LORENZO
Tu me demandes pourquoi je tue Alexandre ? Veux-tu donc que je m'empoisonne,
ou que je saute dans l'Arno ? veux-tu donc que je sois un spectre, et qu'en
frappant sur ce squelette (Il frappe sa poitrine),
il n'en sorte aucun son ? Si je suis l'ombre de moi-même, veux-tu
donc que je m'arrache le seul fil qui rattache aujourd'hui mon coeur à quelques
fibres de mon coeur d'autrefois ? Songes-tu que ce meurtre, c'est tout ce
qui me reste de ma vertu ? Songes-tu que je glisse depuis deux ans sur un mur
taillé à pic, et que ce meurtre est le seul brin d'herbe où j'aie pu cramponner mes
ongles ? Crois-tu donc que je n'aie plus d'orgueil, parce que je n'ai plus
de honte ? et veux-tu que je laisse mourir en silence l'énigme de ma
vie ? Oui, cela est certain, si je pouvais revenir à la vertu, si mon apprentissage
du vice pouvait s'évanouir, j'épargnerais peut-être ce conducteur
de boeufs. Mais j'aime le vin, le jeu et les filles ; comprends-tu cela ?
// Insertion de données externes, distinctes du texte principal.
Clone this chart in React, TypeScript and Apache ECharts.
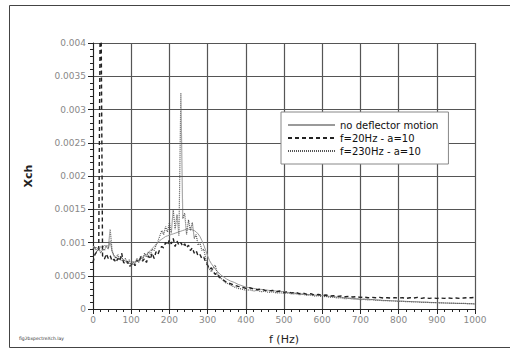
import React, { useEffect, useRef } from "react";
import * as echarts from "echarts";

// Xch amplitude spectra, values in units of 1e-4
const SCALE = 1e-4;

const FREQ_LOW = [
  0, 5, 10, 15, 20, 25, 30, 35, 40, 45, 50, 55, 60, 65, 70, 75, 80, 85, 90, 95,
  100, 105, 110, 115, 120, 125, 130, 135, 140, 145, 150, 155, 160, 165, 170, 175,
  180, 185, 190, 195, 200, 205, 210, 215, 220, 225, 230, 235, 240, 245, 250, 255,
  260, 265, 270, 275, 280, 285, 290, 295, 300, 305, 310, 315, 320, 325, 330, 335,
  340, 345, 350,
];
const FREQ_HIGH = [
  360, 370, 380, 390, 400, 410, 420, 430, 440, 450, 460, 470, 480, 490, 500, 510,
  520, 530, 540, 550, 560, 570, 580, 590, 600, 610, 620, 630, 640, 650, 660, 670,
  680, 690, 700, 710, 720, 730, 740, 750, 760, 770, 780, 790, 800, 810, 820, 830,
  840, 850, 860, 870, 880, 890, 900, 910, 920, 930, 940, 950, 960, 970, 980, 990,
  1000,
];

const NO_MOTION_LOW = [
  9.5, 9.0, 9.3, 8.8, 9.4, 9.2, 9.6, 9.3, 9.0, 10.2, 8.6, 8.0, 7.8, 7.6, 7.5, 7.3,
  7.4, 7.1, 7.0, 6.9, 6.8, 6.9, 7.1, 7.2, 7.4, 7.6, 7.8, 8.0, 8.2, 8.5, 8.8, 9.1,
  9.4, 9.7, 10.0, 10.3, 10.5, 10.7, 10.9, 11.0, 11.1, 11.2, 11.3, 11.4, 11.5, 11.6,
  11.7, 11.8, 11.9, 12.0, 12.0, 12.0, 11.9, 11.8, 11.6, 11.3, 10.9, 10.3, 9.6, 8.8,
  8.0, 7.3, 6.8, 6.4, 6.0, 5.7, 5.4, 5.1, 4.9, 4.7, 4.5,
];
const NO_MOTION_HIGH = [
  4.2, 4.0, 3.7, 3.5, 3.3, 3.2, 3.1, 3.0, 2.95, 2.9, 2.8, 2.75, 2.7, 2.65, 2.6, 2.5,
  2.45, 2.4, 2.3, 2.25, 2.2, 2.15, 2.1, 2.05, 2.0, 1.95, 1.9, 1.85, 1.8, 1.75, 1.7,
  1.65, 1.6, 1.55, 1.5, 1.48, 1.45, 1.42, 1.4, 1.35, 1.3, 1.28, 1.25, 1.22, 1.2, 1.18,
  1.15, 1.12, 1.1, 1.08, 1.05, 1.03, 1.0, 0.98, 0.95, 0.93, 0.9, 0.88, 0.86, 0.85,
  0.83, 0.82, 0.8, 0.78, 0.75,
];

const F20_LOW = [
  7.0, 8.2, 8.6, 9.0, 55.0, 8.0, 7.5, 8.3, 7.6, 8.0, 7.2, 7.5, 7.0, 7.6, 7.2, 8.4,
  7.0, 6.8, 7.2, 6.4, 6.6, 7.0, 6.5, 7.4, 7.0, 7.8, 7.2, 7.6, 7.0, 8.0, 7.5, 8.4,
  7.6, 8.6, 8.2, 9.0, 9.4, 9.2, 10.0, 9.6, 10.4, 9.8, 10.6, 9.4, 10.2, 9.6, 10.0,
  9.4, 9.8, 9.2, 9.6, 8.8, 9.2, 8.4, 8.8, 8.0, 8.2, 7.6, 7.8, 7.0, 6.6, 6.0, 6.2,
  5.6, 5.2, 5.4, 4.8, 4.6, 4.4, 4.2, 4.0,
];
const F20_HIGH = [
  3.8, 3.6, 3.4, 3.3, 3.1, 3.2, 3.0, 2.9, 3.0, 2.8, 2.7, 2.8, 2.6, 2.7, 2.5, 2.6,
  2.4, 2.5, 2.3, 2.4, 2.2, 2.3, 2.1, 2.2, 2.05, 2.1, 1.95, 2.0, 1.9, 1.95, 1.85, 1.9,
  1.8, 1.85, 1.75, 1.8, 1.7, 1.75, 1.7, 1.75, 1.65, 1.7, 1.65, 1.7, 1.65, 1.7, 1.6,
  1.7, 1.65, 1.75, 1.6, 1.7, 1.6, 1.65, 1.6, 1.65, 1.6, 1.65, 1.6, 1.65, 1.6, 1.65,
  1.7, 1.7, 1.75,
];

const F230_LOW = [
  9.0, 9.4, 8.6, 9.2, 8.4, 9.0, 8.8, 9.6, 9.2, 12.0, 8.8, 8.0, 7.6, 8.2, 7.4, 7.8,
  7.2, 7.6, 6.8, 7.4, 6.4, 7.2, 6.8, 7.6, 7.0, 8.0, 7.4, 8.4, 7.8, 8.6, 8.2, 9.0,
  8.8, 9.6, 10.2, 11.0, 11.8, 11.2, 12.4, 11.6, 13.0, 11.4, 15.0, 12.0, 14.2, 11.0,
  32.5, 13.6, 14.4, 11.2, 13.4, 11.8, 13.0, 10.6, 11.2, 9.6, 10.0, 8.8, 9.0, 7.6,
  6.4, 6.0, 5.6, 6.2, 6.6, 5.4, 5.0, 4.6, 4.4, 4.0, 3.9,
];
const F230_HIGH = [
  3.6, 3.3, 3.1, 3.0, 2.8, 2.9, 2.7, 2.8, 2.6, 2.65, 2.5, 2.6, 2.4, 2.45, 2.35, 2.4,
  2.25, 2.3, 2.15, 2.2, 2.05, 2.1, 1.95, 2.0, 1.85, 1.9, 1.75, 1.8, 1.65, 1.7, 1.55,
  1.6, 1.5, 1.5, 1.4, 1.45, 1.35, 1.4, 1.3, 1.3, 1.25, 1.25, 1.2, 1.2, 1.15, 1.15,
  1.1, 1.1, 1.05, 1.05, 1.0, 1.0, 0.98, 0.95, 0.95, 0.92, 0.9, 0.9, 0.88, 0.86,
  0.85, 0.84, 0.82, 0.8, 0.78,
];

const SERIES_NAMES = ["no deflector motion", "f=20Hz - a=10", "f=230Hz - a=10"];

const FREQ = [...FREQ_LOW, ...FREQ_HIGH];
const pairs = (low: number[], high: number[]) =>
  [...low, ...high].map((v, i) => [FREQ[i], v * SCALE]);

const FONT = "'DejaVu Sans', 'Liberation Sans', sans-serif";

export default function App() {
  const ref = useRef<HTMLDivElement>(null);

  useEffect(() => {
    if (!ref.current) return;
    const chart = echarts.init(ref.current, undefined, { renderer: "svg" });
    chart.setOption({
      animation: false,
      backgroundColor: "#ffffff",
      grid: { left: 93, right: 35, top: 43, bottom: 41 },
      xAxis: {
        type: "value",
        min: 0,
        max: 1000,
        interval: 100,
        name: "f (Hz)",
        nameLocation: "middle",
        nameGap: 25,
        nameTextStyle: { fontFamily: FONT, fontSize: 11, color: "#222" },
        axisLine: { lineStyle: { color: "#222", width: 1 } },
        axisTick: { length: 5, lineStyle: { color: "#222" } },
        minorTick: { show: true, splitNumber: 5, length: 3, lineStyle: { color: "#222" } },
        axisLabel: {
          fontFamily: FONT,
          fontSize: 9,
          color: "#888",
          margin: 6,
          formatter: (v: number) => String(v),
        },
        splitLine: { lineStyle: { color: "#555", width: 1.2 } },
      },
      yAxis: {
        type: "value",
        min: 0,
        max: 0.004,
        interval: 0.0005,
        name: "Xch",
        nameLocation: "middle",
        nameGap: 59,
        nameRotate: 90,
        nameTextStyle: { fontFamily: FONT, fontSize: 11, fontWeight: "bold", color: "#222" },
        axisLine: { show: true, lineStyle: { color: "#222", width: 1 } },
        axisTick: { show: true, length: 5, lineStyle: { color: "#222" } },
        minorTick: { show: true, splitNumber: 5, length: 3, lineStyle: { color: "#222" } },
        axisLabel: { fontFamily: FONT, fontSize: 9, color: "#888", margin: 7 },
        splitLine: { lineStyle: { color: "#555", width: 1.2 } },
      },
      legend: {
        orient: "vertical",
        left: 281,
        top: 112,
        width: 150,
        padding: [8, 10, 8, 6],
        itemGap: 3,
        itemWidth: 47,
        itemHeight: 9,
        itemStyle: { opacity: 0 },
        backgroundColor: "#ffffff",
        borderColor: "#888",
        borderWidth: 1,
        textStyle: { fontFamily: FONT, fontSize: 10, color: "#111" },
        data: SERIES_NAMES,
      },
      series: [
        {
          name: SERIES_NAMES[0],
          type: "line",
          symbol: "none",
          data: pairs(NO_MOTION_LOW, NO_MOTION_HIGH),
          lineStyle: { color: "#9a9a9a", width: 1, type: "solid" },
          itemStyle: { color: "#9a9a9a" },
          z: 3,
        },
        {
          name: SERIES_NAMES[1],
          type: "line",
          symbol: "none",
          data: pairs(F20_LOW, F20_HIGH),
          lineStyle: { color: "#222", width: 1.4, type: [4, 3] },
          itemStyle: { color: "#222" },
          z: 4,
        },
        {
          name: SERIES_NAMES[2],
          type: "line",
          symbol: "none",
          data: pairs(F230_LOW, F230_HIGH),
          lineStyle: { color: "#555", width: 1.2, type: [1, 1] },
          itemStyle: { color: "#555" },
          z: 5,
        },
      ],
      graphic: [
        {
          type: "rect",
          shape: { x: 9.5, y: 5.5, width: 520, height: 342 },
          style: { fill: "none", stroke: "#444", lineWidth: 1 },
          silent: true,
          z: -1,
        },
        {
          type: "text",
          left: 19,
          top: 336,
          style: { text: "fig2bxpectreXch.lay", fontFamily: FONT, fontSize: 4.5, fill: "#333" },
          silent: true,
        },
      ],
    });
    return () => chart.dispose();
  }, []);

  return (
    <div
      ref={ref}
      style={{ position: "fixed", left: 0, top: 0, width: 510, height: 350 }}
    />
  );
}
Si tu honores en moi quelque chose, toi qui me parles, c'est mon meurtre que
tu honores, peut-être justement parce que tu ne le ferais pas. Voilà assez longtemps,
vois-tu, que les républicains me couvrent de boue et d'infamie ;
voilà assez longtemps que les oreilles me tintent, et que l'exécration des hommes
empoisonne le pain que je mâche ; j'en ai assez d'entendre brailler
en plein vent le bavardage humain ; il faut que le monde sache un peu qui je suis
et qui il est. Dieu merci ! c'est peut-être demain que je tue Alexandre ;
dans deux jours j'aurai fini. Ceux qui tournent autour de moi avec des yeux louches,
comme autour d'une curiosité monstrueuse apportée d'Amérique,
pourront satisfaire leur gosier et vider leur sac à paroles. Que les hommes
me comprennent ou non, qu'ils agissent ou n'agissent pas, j'aurai dit tout ce
que j'ai à dire ; je leur ferai tailler leur plume, si je ne leur
fais pas nettoyer leurs piques, et l'humanité gardera sur sa joue le soufflet
de mon épée marqué en traits de sang. Qu'ils m'appellent
comme ils voudront, Brutus ou Erostrate, il ne me plaît pas qu'ils m'oublient.
Ma vie entière est au bout de ma dague, et que la Providence retourne
ou non la tête, en m'entendant frapper, je jette la nature humaine à pile
ou face sur la tombe d'Alexandre ; dans deux jours, les hommes comparaîtront
devant le tribunal de ma volonté.
Extrait de l'acte III, scène 3 de Lorenzaccio - Alfred de Musset
La tourmente : répétition de « veux-tu » (3 fois) : il interpelle Philippe « songes-tu ? », « crois-tu ».
Ces répétitions donnent la mesure aux conjonctions.
Tourmente de Lorenzo : il est dans l'impossibilité d'accomplir son acte
mais mourir sans tuer le duc est un suicide sans intérêt.
« si je pouvais revenir à la vertu, si mon apprentissage du vice pouvait s'évanouir, j'épargnerais peut-être ce conducteur de boeufs. » La vertu et l’assassinat ne sont pas compatibles. La haine est exprimé par un vocabulaire péjoratif : « conducteur de bœuf ».
Lorenzo indique donc ses idées dans son discours.
II. Le sens de l'assassinat
Solitude : opposition entre « je » et « il » (le monde) : révélation à faire aux autres « j'aurai dit tout
ce que j'ai à dire »
-> Lorenzo veut régler des comptes avec les Florentins dont il n'attend rien.
L’anaphore de « Voilà assez longtemps » montre la
colère de Lorenzo.
Les images qu’il utilise indiquent les jugements qu'on lui porte : « on
me couvre de boue et d’infamie », « l'exécration des
hommes empoisonne le pain que je mâche ».
Orgueil : Lorenzo se pose en homme qui agit. « c'est peut être
demain que je tue Alexandre » le présent accentue la réalité de son acte.
C'est une forme d'orgueil : il veut laisser son nom dans l'histoire (métaphore
du soufflet « et l'humanité gardera sur sa joue le soufflet de
mon épée marqué en traits de sang ») -> violence
du moyen utilisé.
« il ne me plaît pas qu'ils m'oublient » : l'acte est vain,
nourri d'orgueil qui révèle le besoin de célébrité posthume.
Lorenzo lance un défi à l'Humanité entière « Je
jette la nature humaine à pile ou face sur la tombe d'Alexandre ».